STRING v12 (2023-): Improved organism coverage to 14,094 species, refined evidence channel scoring
STRING v11.5 (2022): Added VirusHostDB integration for host-pathogen interactions
STRING v11 (2019): Major coverage expansion, improved physical/functional separation
STRING v10 (2015): Introduction of physical subnetwork concept

For longitudinal studies, lock to a specific version for consistency.

Beyond STRING: When to Use Other Databases

STRING is excellent but not always the right choice:

For physical interactions only: BioGRID (more strict curation), IntAct (manual literature curation)
For human interactome focus: HuRI (yeast two-hybrid systematic mapping)
For pathway-specific analysis: Reactome, KEGG (focus on signaling cascades)
For drug-target analysis: DrugBank, ChEMBL, IUPHAR
For structural interactions: PDB, Interactome3D

In practice, combining STRING with one of these (e.g., STRING for breadth, BioGRID for confirming physical interactions) gives the most defensible analyses.

Reporting STRING Analyses for Publication

A reviewer-proof methods section should include:

STRING version (e.g., "STRING v12.0")
Species ID (e.g., "Homo sapiens, NCBI Taxonomy ID 9606")
Confidence threshold (e.g., "interactions with combined score ≥ 700")
Active evidence channels (e.g., "experimental and database evidence only; text-mining and homology-based predictions excluded")
Analysis date (databases evolve)
Citations: Szklarczyk et al. (2023) for STRING

Example methods text: "Protein-protein interactions among differentially expressed genes were retrieved using STRING v12.0 (Szklarczyk et al., 2023) for Homo sapiens (NCBI Taxonomy 9606), restricted to interactions with combined confidence score ≥ 700 from experimental and database evidence channels (text-mining excluded).

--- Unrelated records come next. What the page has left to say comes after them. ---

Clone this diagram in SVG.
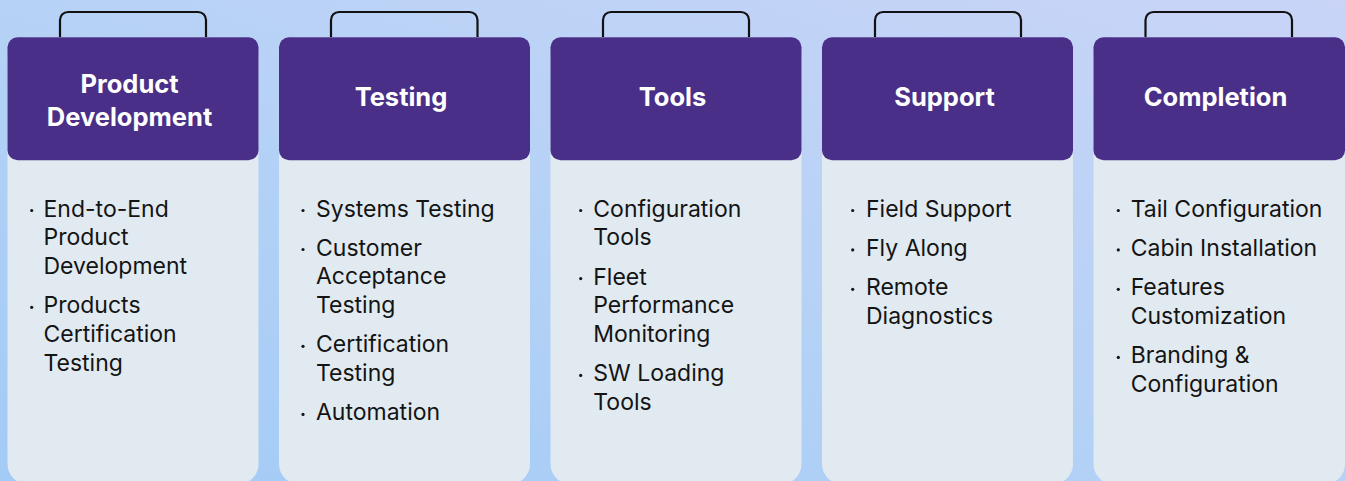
<svg xmlns="http://www.w3.org/2000/svg" width="1346" height="481" viewBox="0 0 1346 481">
<defs>
<linearGradient id="bg" x1="0" y1="1" x2="1" y2="0">
<stop offset="0" stop-color="#a2cbf6"/>
<stop offset="0.5" stop-color="#b6d2f6"/>
<stop offset="1" stop-color="#c9d4f7"/>
</linearGradient>
<style>
.handle{fill:none;stroke:#111111;stroke-width:2.2;stroke-linejoin:round}
.body{fill:#e1eaf1}
.head{fill:#4a2f88}
.title{font-family:Inter,"Liberation Sans",sans-serif;font-weight:700;font-size:25.5px;fill:#ffffff;text-anchor:middle}
.item{font-family:Inter,"Liberation Sans",sans-serif;font-size:23px;fill:#141414}
.dot{fill:#141414}
</style>
</defs>
<rect x="0" y="0" width="1346" height="481" fill="url(#bg)"/>
<g id="connectors"></g>

<g id="card-product-development">
<path class="handle" d="M60,37 V20 a8,8 0 0 1 8,-8 H198 a8,8 0 0 1 8,8 V37"/>
<rect class="body" x="7.5" y="37" width="251" height="447" rx="20"/>
<rect class="head" x="7.5" y="37.3" width="251" height="123" rx="10"/>
<text class="title" x="129.5" y="93.3">Product</text>
<text class="title" x="129.5" y="126">Development</text>
<circle class="dot" cx="31.7" cy="210.5" r="1.6"/>
<text class="item" x="43.5" y="216.5">End-to-End</text>
<text class="item" x="43.5" y="245.2">Product</text>
<text class="item" x="43.5" y="273.9">Development</text>
<circle class="dot" cx="31.7" cy="307.3" r="1.6"/>
<text class="item" x="43.5" y="313.3">Products</text>
<text class="item" x="43.5" y="342">Certification</text>
<text class="item" x="43.5" y="370.7">Testing</text>
</g>

<g id="card-testing">
<path class="handle" d="M331,37 V20 a8,8 0 0 1 8,-8 H469.5 a8,8 0 0 1 8,8 V37"/>
<rect class="body" x="279" y="37" width="251" height="447" rx="20"/>
<rect class="head" x="279" y="37.3" width="251" height="123" rx="10"/>
<text class="title" x="401" y="106">Testing</text>
<circle class="dot" cx="303" cy="210.5" r="1.6"/>
<text class="item" x="316" y="216.5">Systems Testing</text>
<circle class="dot" cx="303" cy="249.5" r="1.6"/>
<text class="item" x="316" y="255.5">Customer</text>
<text class="item" x="316" y="284.2">Acceptance</text>
<text class="item" x="316" y="312.9">Testing</text>
<circle class="dot" cx="303" cy="346.3" r="1.6"/>
<text class="item" x="316" y="352.3">Certification</text>
<text class="item" x="316" y="381">Testing</text>
<circle class="dot" cx="303" cy="414.4" r="1.6"/>
<text class="item" x="316" y="420.4">Automation</text>
</g>

<g id="card-tools">
<path class="handle" d="M603,37 V20 a8,8 0 0 1 8,-8 H741 a8,8 0 0 1 8,8 V37"/>
<rect class="body" x="550.5" y="37" width="251" height="447" rx="20"/>
<rect class="head" x="550.5" y="37.3" width="251" height="123" rx="10"/>
<text class="title" x="672.5" y="106">Tools</text>
<circle class="dot" cx="580.7" cy="210.5" r="1.6"/>
<text class="item" x="593.3" y="216.5">Configuration</text>
<text class="item" x="593.3" y="245.2">Tools</text>
<circle class="dot" cx="580.7" cy="278.6" r="1.6"/>
<text class="item" x="593.3" y="284.6">Fleet</text>
<text class="item" x="593.3" y="313.3">Performance</text>
<text class="item" x="593.3" y="342">Monitoring</text>
<circle class="dot" cx="580.7" cy="375.4" r="1.6"/>
<text class="item" x="593.3" y="381.4">SW Loading</text>
<text class="item" x="593.3" y="410.1">Tools</text>
</g>

<g id="card-support">
<path class="handle" d="M875,37 V20 a8,8 0 0 1 8,-8 H1013 a8,8 0 0 1 8,8 V37"/>
<rect class="body" x="822" y="37" width="251" height="447" rx="20"/>
<rect class="head" x="822" y="37.3" width="251" height="123" rx="10"/>
<text class="title" x="944.5" y="106">Support</text>
<circle class="dot" cx="852.7" cy="210.5" r="1.6"/>
<text class="item" x="866" y="216.5">Field Support</text>
<circle class="dot" cx="852.7" cy="249.9" r="1.6"/>
<text class="item" x="866" y="255.9">Fly Along</text>
<circle class="dot" cx="852.7" cy="289.3" r="1.6"/>
<text class="item" x="866" y="295.3">Remote</text>
<text class="item" x="866" y="324">Diagnostics</text>
</g>

<g id="card-completion">
<path class="handle" d="M1145.5,37 V20 a8,8 0 0 1 8,-8 H1284 a8,8 0 0 1 8,8 V37"/>
<rect class="body" x="1093.5" y="37" width="251.5" height="447" rx="20"/>
<rect class="head" x="1093.5" y="37.3" width="251.5" height="123" rx="10"/>
<text class="title" x="1215.5" y="106">Completion</text>
<circle class="dot" cx="1118.3" cy="210.5" r="1.6"/>
<text class="item" x="1130.7" y="216.5">Tail Configuration</text>
<circle class="dot" cx="1118.3" cy="249.9" r="1.6"/>
<text class="item" x="1130.7" y="255.9">Cabin Installation</text>
<circle class="dot" cx="1118.3" cy="289.3" r="1.6"/>
<text class="item" x="1130.7" y="295.3">Features</text>
<text class="item" x="1130.7" y="324">Customization</text>
<circle class="dot" cx="1118.3" cy="357.4" r="1.6"/>
<text class="item" x="1130.7" y="363.4">Branding &amp;</text>
<text class="item" x="1130.7" y="392.1">Configuration</text>
</g>
</svg>
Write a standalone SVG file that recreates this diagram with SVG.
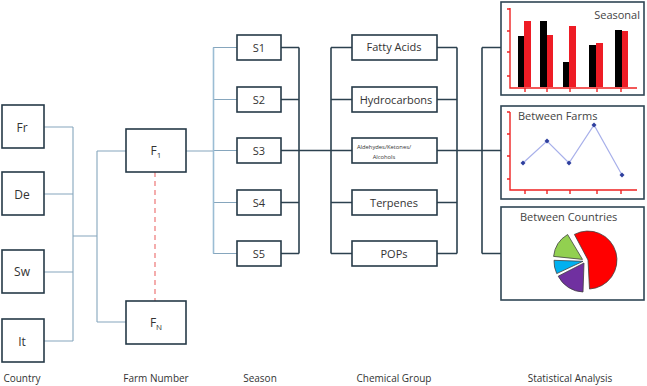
<svg xmlns="http://www.w3.org/2000/svg" width="647" height="386" viewBox="0 0 647 386">
<style>
.box{fill:#fff;stroke:#263a48;stroke-width:1.6}
.sbox{fill:#fff;stroke:#2f4554;stroke-width:1.6}
.lt{fill:none;stroke:#86a6bd;stroke-width:1.1}
.ltv{fill:none;stroke:#9bbdd4;stroke-width:1.6}
.dk{fill:none;stroke:#2c414f;stroke-width:1.6}
.t{font-family:"Open Sans","Noto Sans",sans-serif;fill:#333;text-anchor:middle}
.bt{font-size:12px}
.st{font-size:11px}
.lab{font-size:10px;fill:#333}
.ct{font-family:"Open Sans","Noto Sans",sans-serif;font-size:11px;fill:#444}
.ax{fill:none;stroke:#ee2222;stroke-width:1.4}
.blk{fill:#000}
.red{fill:#ee1c25}
.pie{stroke:#404040;stroke-width:0.8}
</style>
<g id="connectors">
  <path class="lt" d="M44,127H73M44,194H73M44,272H73M44,341H73M73,127V341M73,236H97M97,151V322M97,151H126M97,322H126"/>
  <path d="M155,172V301" fill="none" stroke="#f08a8a" stroke-width="1.4" stroke-dasharray="5,4"/>
  <path class="lt" d="M186,151H213M213,47.5H237M213,99.5H237M213,150.5H237M213,202.5H237M213,253.5H237"/>
  <path class="ltv" d="M213.5,47.5V253.5"/>
  <path class="dk" d="M281,47.5H299M281,99.5H299M281,202.5H299M281,253.5H299M299,47.5V253.5M281,150.5H352M331,47.5V253.5M331,47.5H352M331,99.5H352M331,202.5H352M331,253.5H352"/>
  <path class="dk" d="M437,47.5H457M437,99.5H457M437,202.5H457M437,253.5H457M457,47.5V253.5M437,150.5H501M482,47.5V253.5M482,47.5H501M482,253.5H501"/>
</g>
<g id="node-fr"><rect class="box" x="2" y="105" width="42" height="43"/><text class="t bt" x="22" y="131.5">Fr</text></g>
<g id="node-de"><rect class="box" x="2" y="172" width="42" height="43"/><text class="t bt" x="22" y="198.5">De</text></g>
<g id="node-sw"><rect class="box" x="2" y="250" width="42" height="43"/><text class="t bt" x="22" y="276">Sw</text></g>
<g id="node-it"><rect class="box" x="2" y="319" width="42" height="43"/><text class="t bt" x="22" y="345.5">It</text></g>
<g id="node-f1"><rect class="box" x="126" y="129" width="60" height="43"/><text class="t bt" x="156" y="155">F<tspan font-size="8" dy="3">1</tspan></text></g>
<g id="node-fn"><rect class="box" x="126" y="301" width="60" height="43"/><text class="t bt" x="156" y="327">F<tspan font-size="8" dy="3">N</tspan></text></g>
<g id="node-s1"><rect class="box" x="237" y="35" width="44" height="25"/><text class="t st" x="259" y="51.5">S1</text></g>
<g id="node-s2"><rect class="box" x="237" y="87" width="44" height="25"/><text class="t st" x="259" y="103.5">S2</text></g>
<g id="node-s3"><rect class="box" x="237" y="138" width="44" height="25"/><text class="t st" x="259" y="154.5">S3</text></g>
<g id="node-s4"><rect class="box" x="237" y="190" width="44" height="25"/><text class="t st" x="259" y="206.5">S4</text></g>
<g id="node-s5"><rect class="box" x="237" y="241" width="44" height="25"/><text class="t st" x="259" y="257.5">S5</text></g>
<g id="node-fatty"><rect class="box" x="352" y="35" width="85" height="25"/><text class="t st" x="394" y="51">Fatty Acids</text></g>
<g id="node-hydro"><rect class="box" x="352" y="87" width="85" height="25"/><text class="t st" x="396" y="103.5">Hydrocarbons</text></g>
<g id="node-ald"><rect class="box" x="352" y="138" width="85" height="25"/><text class="t" font-size="5.8" x="384" y="148.5">Aldehydes/Ketones/</text><text class="t" font-size="5.8" x="384" y="158.5">Alcohols</text></g>
<g id="node-terp"><rect class="box" x="352" y="190" width="85" height="25"/><text class="t st" x="394" y="206.5">Terpenes</text></g>
<g id="node-pops"><rect class="box" x="352" y="241" width="85" height="25"/><text class="t st" x="394" y="257.5">POPs</text></g>
<g id="node-seasonal">
  <rect class="sbox" x="501" y="2" width="143" height="93"/>
  <text class="ct" x="640" y="19" text-anchor="end">Seasonal</text>
  <path class="ax" d="M510,8V88H637M507,9H510M507,31H510M507,52H510M507,76H510M525,88V92M547,88V92M570,88V92M597,88V92M621,88V92"/>
  <rect class="blk" x="518" y="36" width="6" height="51"/><rect class="red" x="524" y="21" width="7" height="66"/>
  <rect class="blk" x="540" y="21" width="7" height="66"/><rect class="red" x="547" y="35" width="6" height="52"/>
  <rect class="blk" x="563" y="62" width="6" height="25"/><rect class="red" x="569" y="26" width="7" height="61"/>
  <rect class="blk" x="589" y="45" width="7" height="42"/><rect class="red" x="596" y="43" width="7" height="44"/>
  <rect class="blk" x="615" y="30" width="7" height="57"/><rect class="red" x="622" y="31" width="6" height="56"/>
</g>
<g id="node-farms">
  <rect class="sbox" x="501" y="106" width="143" height="93"/>
  <text class="ct" x="518" y="120">Between Farms</text>
  <path class="ax" d="M510,112V190H637M507,112H510M507,134H510M507,156H510M507,179H510M525,190V194M547,190V194M570,190V194M597,190V194M621,190V194"/>
  <polyline points="523,163 547,141 569,163 594,125 622,175" fill="none" stroke="#a8b0ea" stroke-width="1.2"/>
  <g fill="#2e3f9e">
    <path d="M523,160.5l2.5,2.5l-2.5,2.5l-2.5,-2.5z"/>
    <path d="M547,138.5l2.5,2.5l-2.5,2.5l-2.5,-2.5z"/>
    <path d="M569,160.5l2.5,2.5l-2.5,2.5l-2.5,-2.5z"/>
    <path d="M594,122.5l2.5,2.5l-2.5,2.5l-2.5,-2.5z"/>
    <path d="M622,172.5l2.5,2.5l-2.5,2.5l-2.5,-2.5z"/>
  </g>
</g>
<g id="node-countries">
  <rect class="sbox" x="501" y="207" width="143" height="93"/>
  <text class="ct" x="520" y="221">Between Countries</text>
  <path class="pie" fill="#ff0000" d="M588,260L574.4,234.4A29,29 0 1 1 589.5,289Z"/>
  <path class="pie" fill="#7030a0" d="M584,263L583,292A29,29 0 0 1 558.2,276.2Z"/>
  <path class="pie" fill="#00b0f0" d="M583,261.3L556.7,273.6A29,29 0 0 1 554,260.3Z"/>
  <path class="pie" fill="#92d050" d="M582.5,259.4L553.6,256.4A29,29 0 0 1 567.6,234.5Z"/>
</g>
<g id="labels">
  <text class="t lab" x="22" y="382">Country</text>
  <text class="t lab" x="156" y="382">Farm Number</text>
  <text class="t lab" x="260" y="382">Season</text>
  <text class="t lab" x="394" y="382">Chemical Group</text>
  <text class="t lab" x="570" y="382">Statistical Analysis</text>
</g>
</svg>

The resulting network was analyzed in Cytoscape v3.10 with the cytoHubba plugin for centrality-based Hub identification."

Putting It All Together: A Standard Workflow

For most RNA-seq differential expression follow-up:

Filter DEGs: |log2FC| > 1, FDR < 0.05 → your input gene list
STRING via R: Use STRINGdb with confidence ≥ 700, experiments+database channels
Network construction: Get subnetwork as igraph object
Centrality analysis: Compute Degree, Betweenness, MCC; intersect top candidates
Module discovery: Louvain or MCODE clustering for functional sub-networks
Functional enrichment: GO BP, Reactome on full set and per module (use clusterProfiler with proper background)
Visualization: Export to Cytoscape for publication-quality figures

This is the workflow detailed across our three-part series on functional analysis: PPI Hubs (Part 1) → GO/Pathway (Part 2) → TF Activity + Biomarkers (Part 3).

Conclusion

STRING is one of those rare bioinformatics tools that's both extremely powerful and extremely easy to misuse. The defaults (low confidence, all channels) produce noisy networks that look impressive but contain many spurious edges. Used correctly — with explicit confidence thresholds, deliberate channel selection, and version documentation — STRING is the foundation for nearly all post-DEG functional analysis.

Master the basic web interface for exploration. Use STRINGdb in R for serious analysis. Always integrate downstream with Cytoscape for visualization and clusterProfiler for proper enrichment. And always, always document your settings.